How Deep is your... Neural Network? How deep should it be?

How many hidden layers? How deep should your neural network be? How large or deep a fully-connected neural network can or should be?

All good questions, here we explore some answers.

This book’s chapter takes the cake for how large or deep a fully-connected neural network can or should be:

TensorFlow for Deep Learning

Chapter 4. Fully Connected Deep Networks This chapter will introduce you to fully connected deep networks. Fully connected networks are the workhorses of deep learning, used for thousands of applications. … - Selection from TensorFlow for Deep Learning [Book]

At present day, it looks like theoretically demonstrating (or disproving) the superiority of deep networks is far outside the ability of our mathematicians.

One way of thinking about fully connected networks is that each fully connected layer effects a transformation of the feature space in which the problem resides. The idea of transforming the representation of a problem to render it more malleable is a very old one in engineering and physics. It follows that deep learning methods are sometimes called “representation learning.”

Some lively discussion on stats.stackexchange.com that is more practical:

How to choose the number of hidden layers and nodes in a feedforward neural network?

Is there a standard and accepted method for selecting the number of layers, and the number of nodes in each layer, in a feed-forward neural network? I’m interested in automated ways of building neu...

An answer quotes:

Determining the Number of Hidden Layers

Number of Hidden Layers	Result
0	Only capable of representing linear separable functions or decisions
1	Can approximate any function that contains a continuous mapping from one finite space to another
2	Can represent an arbitrary decision boundary to arbitrary accuracy with rational activation functions and can approximate any smooth mapping to any accuracy

From Introduction to Neural Networks for Java (second edition) by Jeff Heaton

Another answer says:

More than 2 [Number of Hidden Layers] – Additional layers can learn complex representations (sort of automatic feature engineering) for layer layers.

These nice academic folks wrote a whole paper exploring heuristics and things like genetic algorithms to find the optimal size and depth of a fully-connected neural network:

How many hidden layers and nodes?

(2009). How many hidden layers and nodes? International Journal of Remote Sensing: Vol. 30, No. 8, pp. 2133-2147.

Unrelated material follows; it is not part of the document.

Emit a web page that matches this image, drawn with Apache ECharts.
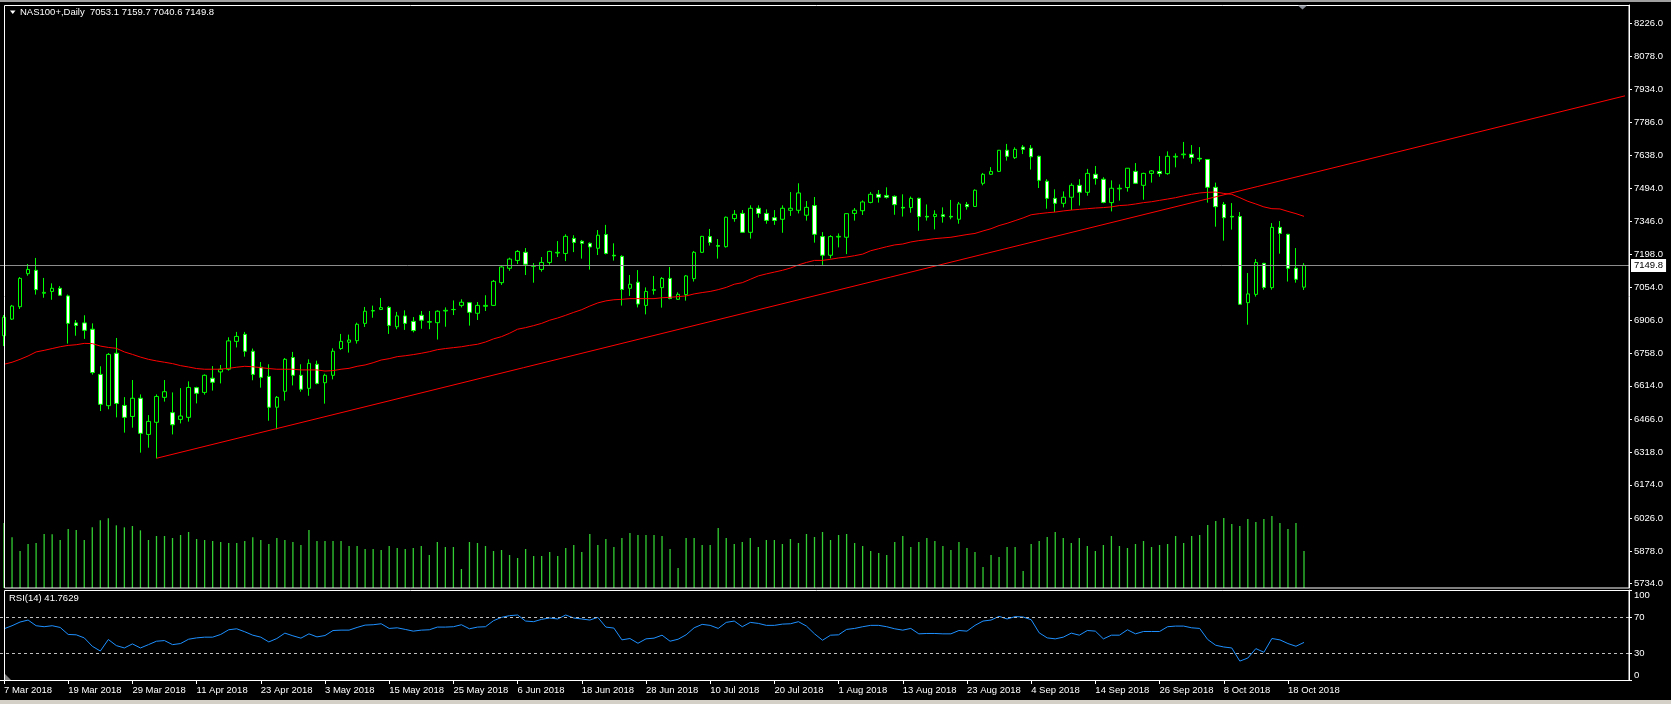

Maximum accuracy was achieved with a network with 2 hidden layers, of which the topology was found using a genetic algorithm.

I have extracted Table 2 from the paper for your viewing pleasure:

Note that for deeper topologies (i.e. more hidden layers), the variance of accuracy and gap between max and min accuracies are far larger. This implies more time and effort is needed to figure out the best training method for a deeper network.

It seems that deeper networks can achieve higher accuracy due to better representation learning, however, they are much more unstable when training and many training iterations may be required to exceed the performance of a shallower fully-connected neural network. This implies that a should system should be in place to permutate or learn the hyper-parameter search-space.

As for how many nodes per hidden layer, the evidence seems to point towards larger numbers and taking advantage of the drop-off hyperparameter to avoid overfitting the model.